Banana Republic, Bed Bath & Beyond, Best Buy, Conoco, CVS, Dillard’s, Exxon-Mobil, GAP, Hobby Lobby, K-Mart, Kohl’s, Lowe’s, Rite-Aid, Sears, Shell, 76, Sunoco, Target, Wal-Mart, Wendy’s, and 7-Eleven, are just some of the retail partners already involved in this endeavor which provides a free, downloadable app that includes the facilitation for merchant loyalty points for rewards.
CAPTURING THE LOST CUSTOMER
The concept of creating a Virtual Resort (using WiFi and DAS Networks) will be discussed as well as a pragmatic, cloud-computing framework to develop a new strategic approach to cross-marketing near-by venues and the gathering of real-time customer demographics in a Smartphone-dominated retail customer environment.
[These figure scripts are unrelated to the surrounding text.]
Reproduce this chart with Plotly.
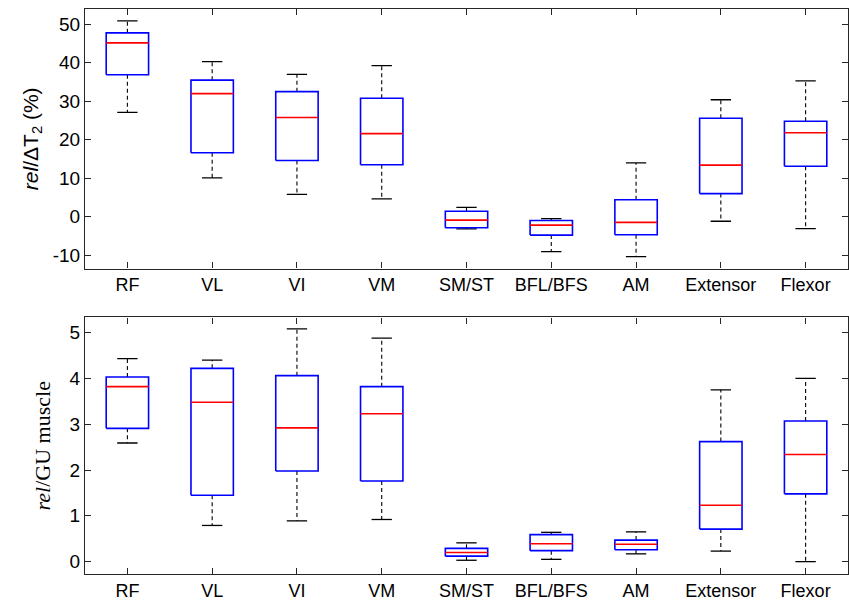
import plotly.graph_objects as go
from plotly.subplots import make_subplots

categories = ["RF", "VL", "VI", "VM", "SM/ST", "BFL/BFS", "AM", "Extensor", "Flexor"]

# Panel 1: rel/ΔT2 (%)
t2_upper = [50.9, 40.3, 37.0, 39.3, 2.4, -0.5, 14.0, 30.4, 35.3]
t2_q3 = [47.8, 35.5, 32.5, 30.8, 1.4, -1.0, 4.4, 25.6, 24.8]
t2_median = [45.2, 32.0, 25.8, 21.6, -0.9, -2.2, -1.5, 13.4, 21.8]
t2_q1 = [36.9, 16.6, 14.6, 13.5, -2.9, -4.8, -4.7, 6.0, 13.1]
t2_lower = [27.1, 10.1, 5.8, 4.6, -3.2, -9.1, -10.4, -1.2, -3.1]

# Panel 2: rel/GU muscle
gu_upper = [4.43, 4.40, 5.08, 4.88, 0.41, 0.64, 0.65, 3.75, 4.00]
gu_q3 = [4.03, 4.22, 4.06, 3.82, 0.29, 0.59, 0.47, 2.62, 3.07]
gu_median = [3.82, 3.48, 2.92, 3.23, 0.20, 0.39, 0.38, 1.23, 2.34]
gu_q1 = [2.91, 1.45, 1.98, 1.76, 0.12, 0.24, 0.26, 0.71, 1.48]
gu_lower = [2.59, 0.79, 0.89, 0.92, 0.03, 0.05, 0.17, 0.23, 0.00]

t2_ticks = [-10, 0, 10, 20, 30, 40, 50]
t2_tick_labels = ["-10", "0", "10", "20", "30", "40", "50"]
gu_ticks = [0, 1, 2, 3, 4, 5]
gu_tick_labels = ["0", "1", "2", "3", "4", "5"]

BOX_HALF = 0.25
CAP_HALF = 0.12
AXIS_COLOR = "#262626"
FONT = "Liberation Sans, Arial, sans-serif"

fig = make_subplots(rows=2, cols=1, vertical_spacing=0.0866)


def add_panel(row, upper, q3, med, q1, lower):
    positions = list(range(1, len(categories) + 1))
    wx, wy, cx, cy, bx, by, mx, my = [], [], [], [], [], [], [], []
    for p, u, a, m, b, lo in zip(positions, upper, q3, med, q1, lower):
        wx += [p, p, None, p, p, None]
        wy += [a, u, None, b, lo, None]
        cx += [p - CAP_HALF, p + CAP_HALF, None, p - CAP_HALF, p + CAP_HALF, None]
        cy += [u, u, None, lo, lo, None]
        bx += [p - BOX_HALF, p + BOX_HALF, p + BOX_HALF, p - BOX_HALF, p - BOX_HALF, None]
        by += [b, b, a, a, b, None]
        mx += [p - BOX_HALF, p + BOX_HALF, None]
        my += [m, m, None]
    fig.add_trace(go.Scatter(x=wx, y=wy, mode="lines", showlegend=False, hoverinfo="skip",
                             line=dict(color="black", width=1.1, dash="4px,3px")), row=row, col=1)
    fig.add_trace(go.Scatter(x=cx, y=cy, mode="lines", showlegend=False, hoverinfo="skip",
                             line=dict(color="black", width=1.3)), row=row, col=1)
    fig.add_trace(go.Scatter(x=bx, y=by, mode="lines", showlegend=False, hoverinfo="skip",
                             line=dict(color="#0000ff", width=1.6)), row=row, col=1)
    fig.add_trace(go.Scatter(x=mx, y=my, mode="lines", showlegend=False, hoverinfo="skip",
                             line=dict(color="#ff0000", width=1.6)), row=row, col=1)


add_panel(1, t2_upper, t2_q3, t2_median, t2_q1, t2_lower)
add_panel(2, gu_upper, gu_q3, gu_median, gu_q1, gu_lower)

common_x = dict(
    range=[0.5, len(categories) + 0.5],
    tickvals=list(range(1, len(categories) + 1)),
    ticktext=categories,
    ticks="inside", ticklen=6, tickcolor=AXIS_COLOR, tickwidth=1,
    showline=True, linecolor=AXIS_COLOR, linewidth=1.2, mirror="ticks",
    showgrid=False, zeroline=False, automargin=False,
    tickfont=dict(family=FONT, size=18, color="black"),
)
fig.update_xaxes(**common_x, row=1, col=1)
fig.update_xaxes(**common_x, row=2, col=1)

common_y = dict(
    ticks="inside", ticklen=6, tickcolor=AXIS_COLOR, tickwidth=1,
    showline=True, linecolor=AXIS_COLOR, linewidth=1.2, mirror="ticks",
    showgrid=False, zeroline=False, automargin=False,
    tickfont=dict(family=FONT, size=19, color="black"),
)
fig.update_yaxes(**common_y, range=[-13.5, 54], tickvals=t2_ticks, ticktext=t2_tick_labels,
                 title=dict(text="<i>rel</i>/ΔT<sub>2</sub> (%)", standoff=8,
                            font=dict(family=FONT, size=21, color="black")),
                 row=1, col=1)
fig.update_yaxes(**common_y, range=[-0.27, 5.33], tickvals=gu_ticks, ticktext=gu_tick_labels,
                 title=dict(text="<i>rel</i>/GU muscle", standoff=12,
                            font=dict(family="Liberation Serif, Times New Roman, serif", size=22, color="black")),
                 row=2, col=1)

fig.update_layout(
    width=849, height=601,
    margin=dict(l=85, r=1, t=9, b=27),
    paper_bgcolor="white", plot_bgcolor="white",
)
fig.update_yaxes(domain=[0.5406, 1.0], row=1, col=1)
fig.update_yaxes(domain=[0.0, 0.454], row=2, col=1)

fig.write_html(
    "out.html",
    config={"displayModeBar": False},
    post_script="document.body.style.margin='0';document.body.style.overflow='hidden';",
)
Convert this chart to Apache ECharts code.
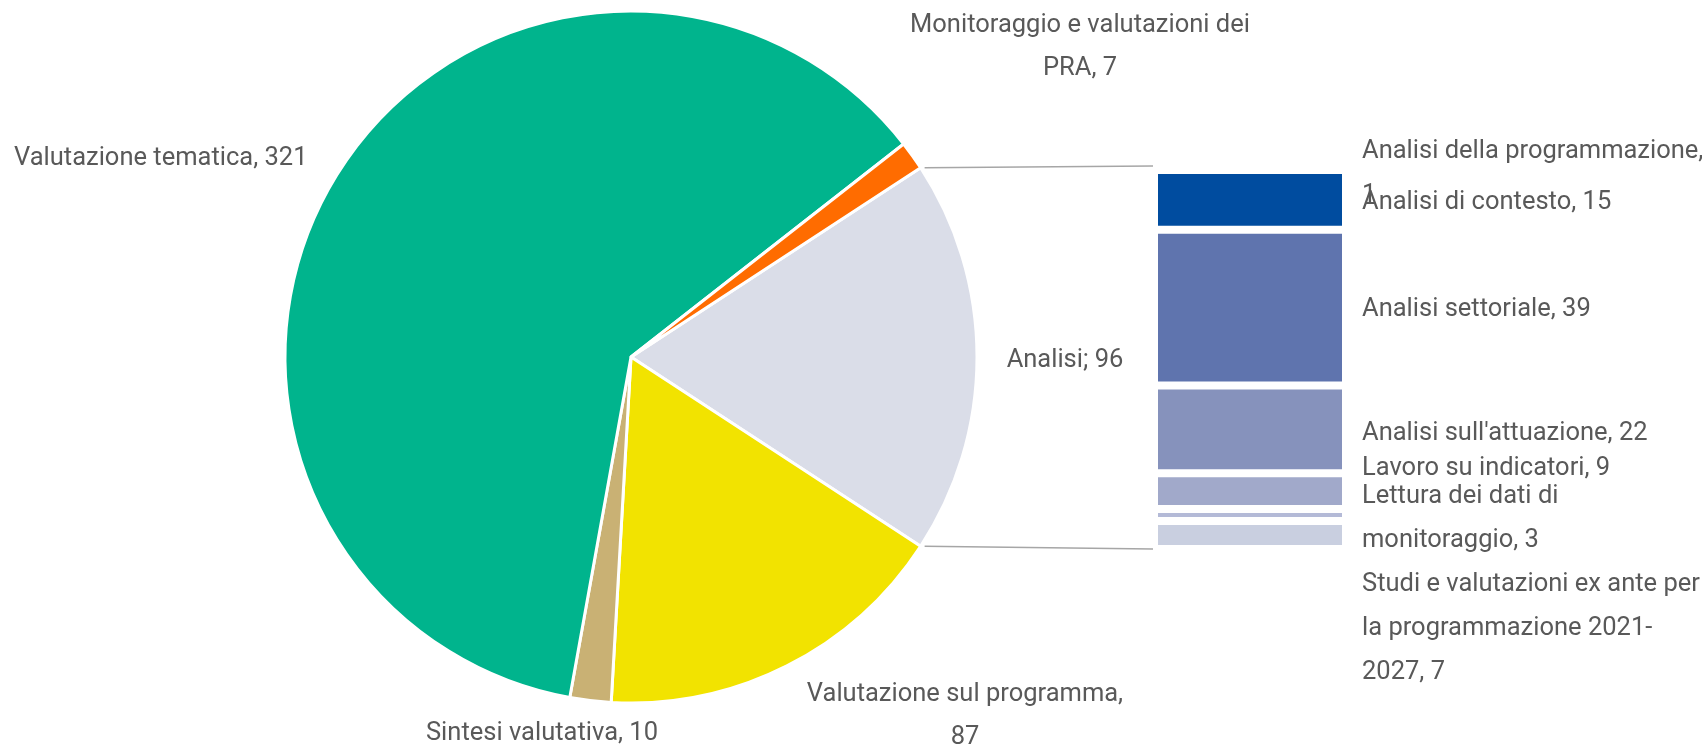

From the book, LOCATION LOCATION CONNECTIVITY:
To design one venue, like a stadium or convention center, requires a certain level of expertise to plan and implement a working solution. When you add several different venues (entertainment, restaurants, and retail) together into one complex, the need to understand the interrelationships which are going on and the potentials for cross-selling and cross-marketing as well as the overall changes in network traffic patterns and usage peaks is critical.
What are the benefits to the building owners of building an electronic “Virtual Resort”? This intelligent amenity provides a competitive advantage for the complex in enticing prospective tenants by offering added capabilities to insure their business’s success as well as providing a more enhanced experience to anyone visiting any part of their multi-venue complex. Instead of space being a commodity, these added intelligent amenities makes the location more valuable to both the owner and the tenant because the business tenant now has more electronic marketing (eCOUPONS, ePASSES, eDISCOUNTS) pushing people into his establishment than in a traditional real estate space. For the building owner, having this capability is a distinct competitive advantage which will attract a higher-caliber tenant and create higher occupancy rates.
This is economic development for the 21st century.
By attracting the potential customer to more venues, the revenues generated will be greater not only for the retailers but also for the municipality which will gain sales taxes that would have otherwise gone to some community “down the road.”
It’s a win-win-win situation for local economic development where customers get discounts and special promotions, retailers get more business, building owners have more successful tenants, and the community gets more in sales tax revenues.
A LOOK AT SECURITY DIFFERENCES
There are definite security differences between NFC chips (facilitating the digital wallet application) in Smartphones versus the RFID chips found in many major bank credit cards. (See Chart 1)
As Smartphones and Tablets become more ubiquitous, demand for speed (for new apps) will increase and not go down. Some new installation endeavors (like stadiums and ball parks) have already shown they are under-engineered, so current engineering “rules-of-thumb” do not reflect actual demand.
We need to focus on strengthening the resiliency of networks as well as increasing their speeds.
As we move to 5G Networks in the year 2020, they will be providing some very high speeds to the average user (See CHART 2). Having more bandwidth available will accelerate the amount of applications that are feasible for customer service, video, high-definition video, social networking, and so many other Smartphone applications.
CARLINI-ISM : “Those cities which keep horse-and-buggy taxes and penalties as one of their major revenue streams, will become economic ghost towns.”